Uno de los elementos de consumo que han marcado la diferencia generacional de las últimas décadas es el yogur. Un producto antes llamado leite callado que raramente estaba incluido en la dieta gallega, que lo consideraba alimento para niños o para enfermos poco exigentes. El yogur se asocia a la vida sana, a la intención de cuidarse y a lo que ahora se llama "regularidad", tres conceptos que nunca han preocupado en exceso al gallego medio en los siglos anteriores a éste, pero que hoy ocupan buena parte de nuestra exposición mediática y de nuestra nevera, pues al final los niños crecen.

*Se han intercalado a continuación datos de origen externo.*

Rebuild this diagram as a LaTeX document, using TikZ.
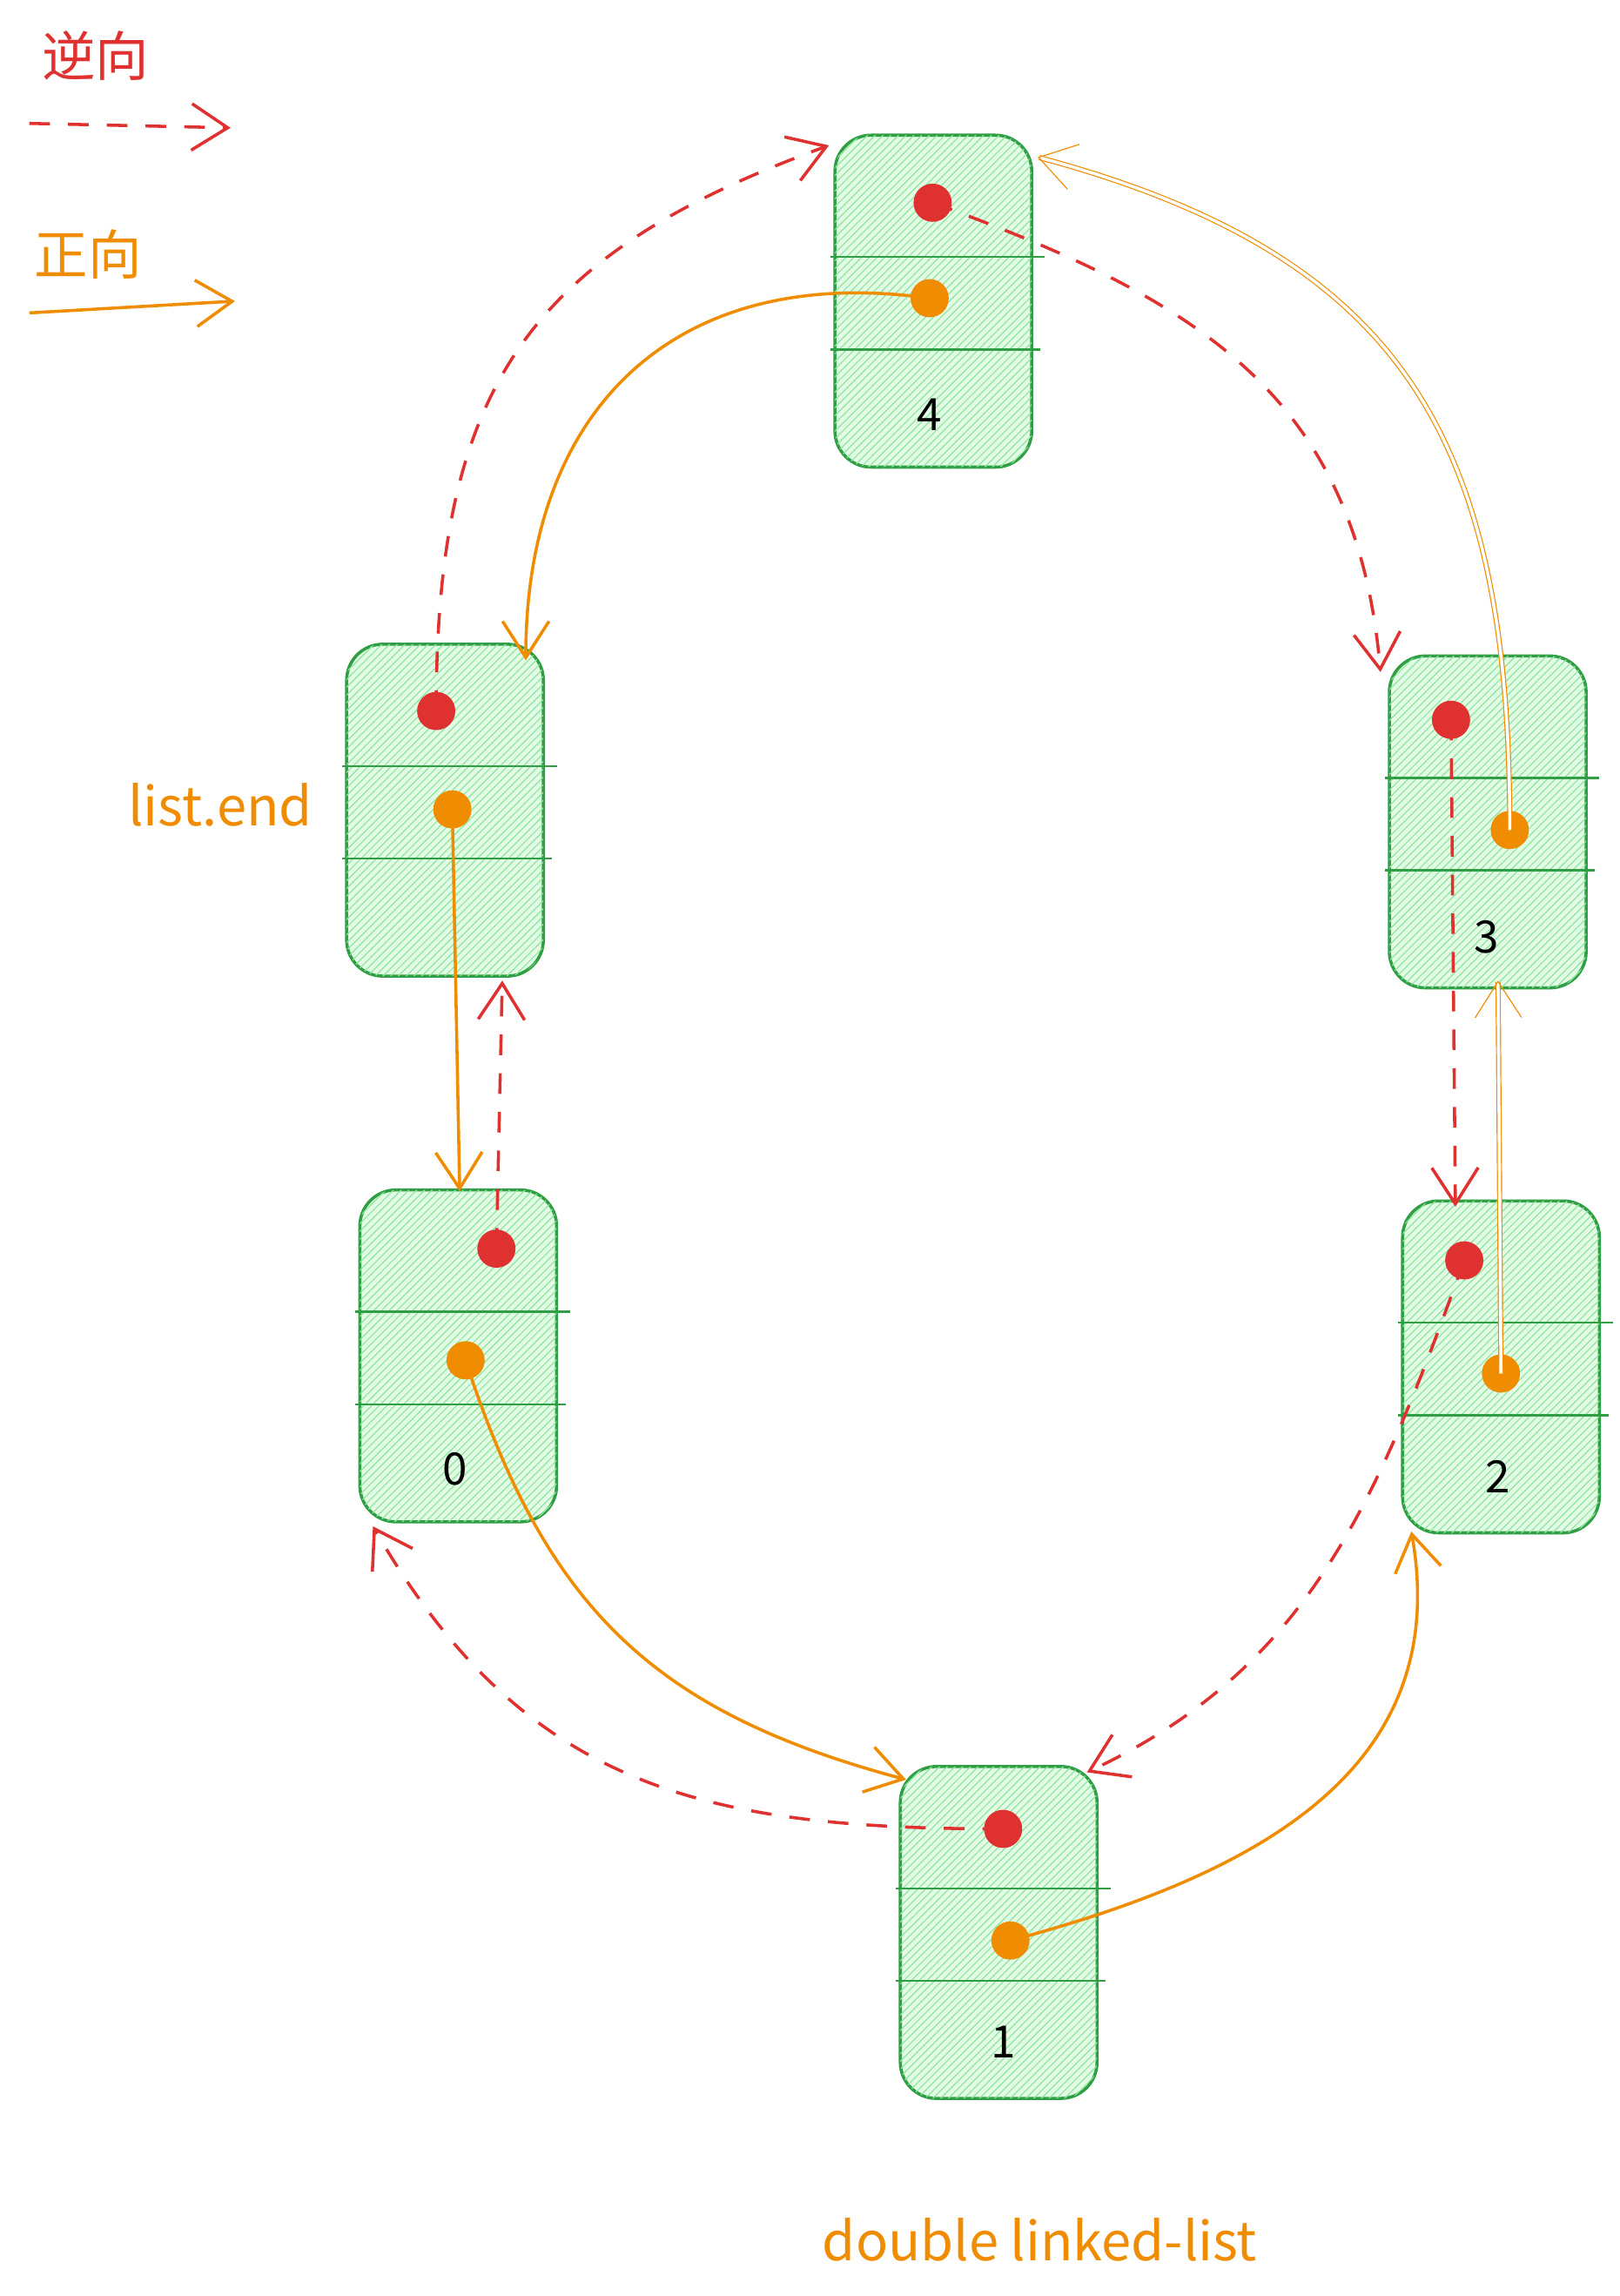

Yogures hay de mil sabores, texturas, porcentajes de materia grasa, colores y envases. Maravilla pensar cuanto pueden dar las vacas de si cuando les aplicamos un poco de ciencia. Y parece mentira la vida que le puede dar al sector ganadero nuestra ansia por probar sabores nuevos, el potencial económico de ofrecer bienestar en un par de cucharadas. En Cataluña y en la vecina Asturias lo saben pero que muy bien. Nosotros, mientras, deshaciéndonos de las vacas. He ahí uno de nuestros problemas, que el leite podre nunca nos gustó.

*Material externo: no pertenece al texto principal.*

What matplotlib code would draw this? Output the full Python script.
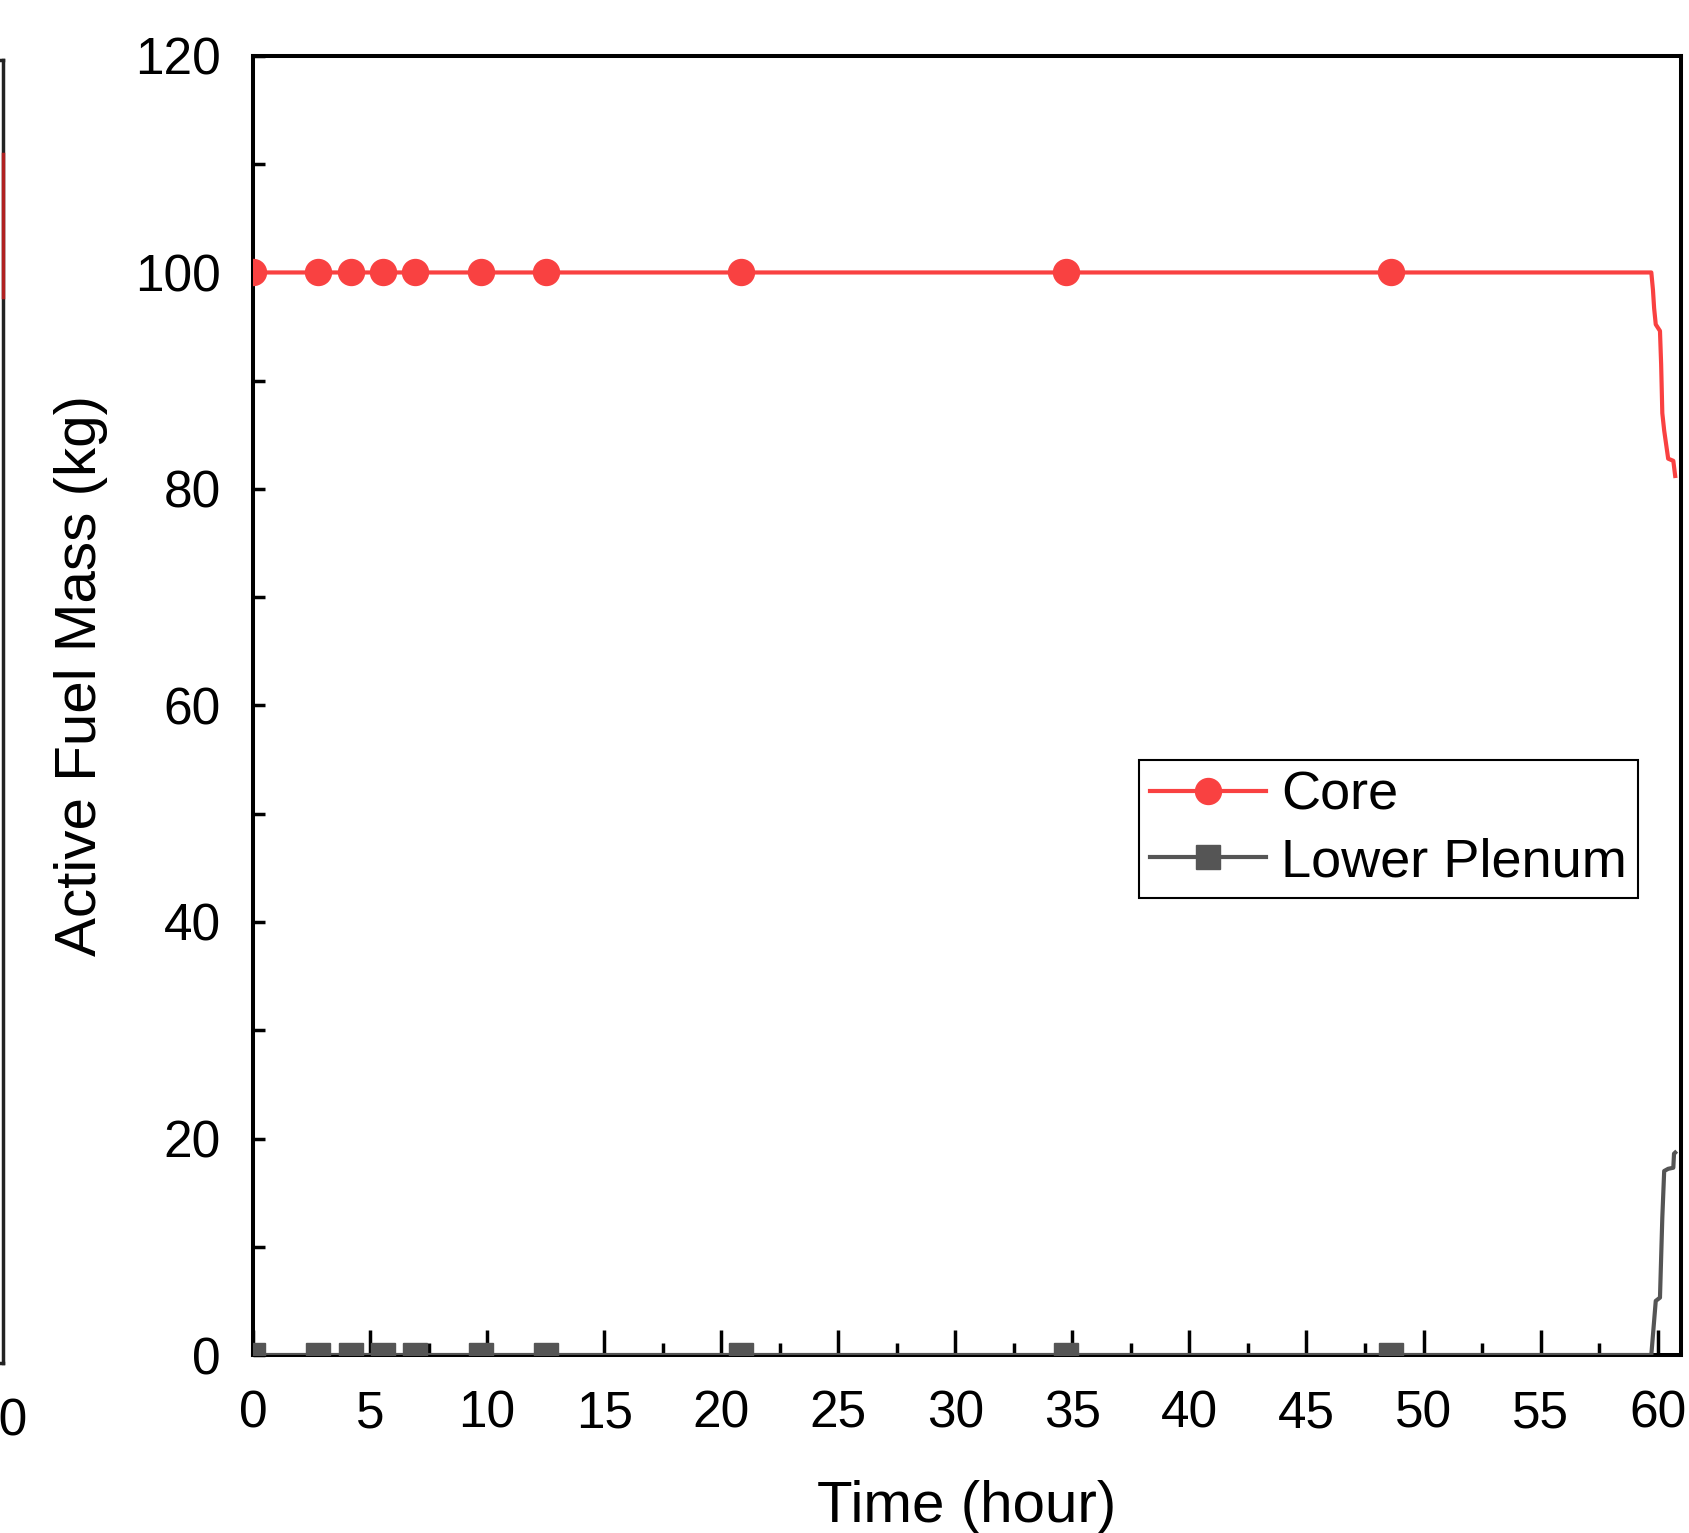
"""
Active fuel mass in core / lower plenum vs time
"""
import matplotlib
matplotlib.use('Agg')
import matplotlib.pyplot as plt
from matplotlib.ticker import MultipleLocator

plt.rcParams['font.family'] = ['Liberation Sans', 'DejaVu Sans']

# marker times (hour) - flat part
marker_t = [0.0, 2.78, 4.17, 5.56, 6.94, 9.72, 12.5, 20.83, 34.72, 48.61]

# core mass (kg)
core_t = marker_t + [59.73, 59.80, 59.85, 59.92, 60.10, 60.15, 60.20, 60.28, 60.45, 60.67, 60.75]
core_m = [100] * 10 + [100, 98.4, 96.7, 95.2, 94.6, 91.5, 87.0, 85.4, 82.8, 82.6, 81.2]

# lower plenum mass (kg)
lp_t = marker_t + [59.73, 59.92, 60.10, 60.20, 60.28, 60.45, 60.67, 60.70, 60.75]
lp_m = [0] * 10 + [0, 5.0, 5.3, 12.7, 17.0, 17.2, 17.3, 18.6, 18.7]

# cut-off neighbour panel on the left edge
nb_t = [60.15, 60.15]
nb_m = [111.3, 98.2]

red = '#F94141'
gray = '#555555'

fig = plt.figure(figsize=(16.9, 15.33), dpi=100)

# neighbour panel (only its right edge shows)
nb = fig.add_axes([-0.8435, 0.1109, 0.845, 0.850])
nb.plot(nb_t, nb_m, color='#B02020', lw=2.5, zorder=3, clip_on=False)
nb.set_xlim(0, 60.15)
nb.set_ylim(0, 120)
nb.set_xticks([60])
nb.set_yticks([])
nb.tick_params(axis='x', length=0, labelsize=37, pad=25)
for s in nb.spines.values():
    s.set_linewidth(2.5)
    s.set_color('#222222')

ax = fig.add_axes([0.1497, 0.1161, 0.845, 0.8474])

ax.plot(core_t, core_m, color=red, lw=3, marker='o', ms=18.7,
        markevery=list(range(10)), label='Core', zorder=3)
ax.plot(lp_t, lp_m, color=gray, lw=3, marker='s', ms=17.3,
        markevery=list(range(10)), label='Lower Plenum', zorder=3)

ax.set_xlim(0, 61.0)
ax.set_ylim(0, 120)

ax.xaxis.set_major_locator(MultipleLocator(5))
ax.xaxis.set_minor_locator(MultipleLocator(2.5))
ax.yaxis.set_major_locator(MultipleLocator(20))
ax.yaxis.set_minor_locator(MultipleLocator(10))

ax.tick_params(axis='both', which='both', direction='in', width=2.5,
               top=False, right=False, labelsize=37)
ax.tick_params(axis='x', which='major', length=18, pad=25)
ax.tick_params(axis='x', which='minor', length=8.6)
ax.tick_params(axis='y', which='both', length=8.6, pad=23)

for s in ax.spines.values():
    s.set_linewidth(2.9)

ax.set_xlabel('Time (hour)', fontsize=42)
ax.set_ylabel('Active Fuel Mass (kg)', fontsize=42)
ax.xaxis.set_label_coords(0.5, -0.096)
ax.yaxis.set_label_coords(-0.1015, 0.523)

leg = ax.legend(loc='upper right', bbox_to_anchor=(0.970, 0.458),
                borderaxespad=0, fontsize=39, fancybox=False, framealpha=1,
                edgecolor='black', handlelength=2.15, handletextpad=0.28,
                borderpad=0.2, labelspacing=0.3)
leg.get_frame().set_linewidth(1.5)

fig.savefig('out.png', dpi=100)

Pero resulta que aquí también somos capaces de hacer buen yogur. El último hype del mercado lácteo se hace en Galicia y es ensalzado por los gastrónomos como la próxima parada en el camino hacia el futuro del yogur, pero también hacia el futuro de nuestro país. Se hace en la Casa Grande de Xanceda, en Mesía, cuyos dueños, gente rica e ilustrada, entre hacer queso y yogur se decantaron al final por este último, ayudados por los investigadores del Aula de Productos Lácteos de la USC. Su secreto está en mantener las características de una leche de vacas mimadas de forma ecológica, y fermentarla con el mismo mimo consiguiendo un sabor estupendo y poniendo el resultado final a un precio asequible para el consumidor medio.

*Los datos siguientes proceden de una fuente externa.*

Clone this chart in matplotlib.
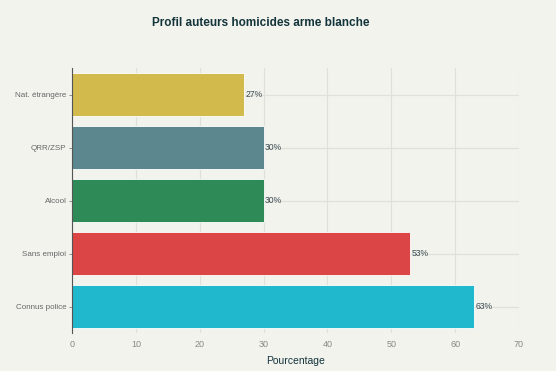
import matplotlib
matplotlib.use('Agg')
import matplotlib.pyplot as plt

categories = ['Connus police', 'Sans emploi', 'Alcool', 'QRR/ZSP', 'Nat. étrangère']
values = [63, 53, 30, 30, 27]
colors = ['#1FB8CD', '#DB4545', '#2E8B57', '#5D878F', '#D2BA4C']
x_ticks = [0, 10, 20, 30, 40, 50, 60, 70]

plt.rcParams['font.family'] = ['Liberation Sans', 'DejaVu Sans']
bg = '#F3F3EE'

fig = plt.figure(figsize=(5.56, 3.71), dpi=100, facecolor=bg)
ax = fig.add_axes([72/556, 1 - 333/371, (519 - 72)/556, (333 - 68)/371])
ax.set_facecolor(bg)

bars = ax.barh(categories, values, height=0.8, color=colors, edgecolor='white', linewidth=0.6, zorder=3)
for b, v in zip(bars, values):
    ax.text(b.get_width() + 0.2, b.get_y() + b.get_height()/2, f'{v}%',
            va='center', ha='left', fontsize=6.2, color='#3a4a50', zorder=4)

ax.set_xlim(0, 70)
ax.set_ylim(-0.5, 4.5)
ax.set_xticks(x_ticks)
ax.grid(True, color='#e0e0da', linewidth=0.8, zorder=0)
for s in ['top', 'right', 'bottom']:
    ax.spines[s].set_visible(False)
ax.spines['left'].set_color('#555555')
ax.spines['left'].set_linewidth(0.8)
ax.spines['left'].set_zorder(4)
ax.tick_params(axis='x', length=0, labelsize=6.5, colors='#888888', pad=5)
ax.tick_params(axis='y', length=2, labelsize=5.8, colors='#666666', width=0.5, pad=2)

ax.set_xlabel('Pourcentage', fontsize=7.5, color='#13343B', labelpad=5)
fig.text(261/556, 1 - 23/371, 'Profil auteurs homicides arme blanche', ha='center', va='center',
         fontsize=8.5, color='#13343B', fontweight='bold')

fig.savefig('out.png', dpi=100, facecolor=bg)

Una táctica similar a la que ha llevado al éxito a marcas como Zara o Blu Sens. Calidad low cost unida a un buen marketing, sin estridencias, que lo es no sólo para el yogur de marras sino para las posibilidades de este país: no se me ocurren mejores modos de enseñarle a la población que nuestro I+D sirve para algo más que llevarle a su casa un rico, cremoso y ecológico yogur hecho aquí al lado. Empezar a asociar nuestros productos con la nueva religión de la dieta sana demuestra que no sólo de paparotas y colesterol vive el gallego, por triste que esto resulte a muchos, y aunque este nuevo culto a la salubridad no deje de ser un espejismo.

Pasamos de ser los comedores de patatas a intentar paliar nuestra creciente adicción a los chips del Burger King con productos dietéticos de calidad y caros. En nuestra cesta de la compra hay sitio para los grelos, el chocolate del Lidl, la lechuga de bolsa y cuatro tipos de postre lácteo diferentes. Cada vez nos pasamos más tiempo en el súper decidiendo cómo alimentarnos y cada vez nos encontramos allí cosas más raras. Hallar nuestro lugar en este maremagno de consumo es uno de los primeros deberes que tenemos que hacer para que nuestra industria, es decir, nuestro país, tenga sentido. Saber dónde está la oportunidad de meterse en las neveras de la gente. Aportar nuestra diferencia culinaria y nuestro saber hacer las cosas bien, que a veces también nos sale.

Pero ojo, sin ser buenos consumidores nunca podremos ser buenos productores. Esto significa conocer y reconocer la oferta, y saber elegir en función de lo que más nos conviene a nosotros y a nuestro entorno, valga la redundancia. El consumo es el voto del día a día, el que decide si somos una sociedad sana o enferma, vieja o joven, tecnológica o rústica, de Bershka o de Mango, del Froiz o del Mercadona, de PC o de Mac, de Women' Secret o de los sujetadores de feirón. Es el principal indicador de la evolución de nuestra sociedad, que como todas, o incluso más rápido, está pasando de la cultura del ahorro a la del consumismo de manera vertiginosa, lo que provoca una ruptura generacional inédita hasta hoy. En saber adaptarnos está nuestra supervivencia en el siglo recién empezado. Es decir, ya somos más altos que nuestros padres, pero aún nos quedan muchos, muchos yogures por comer.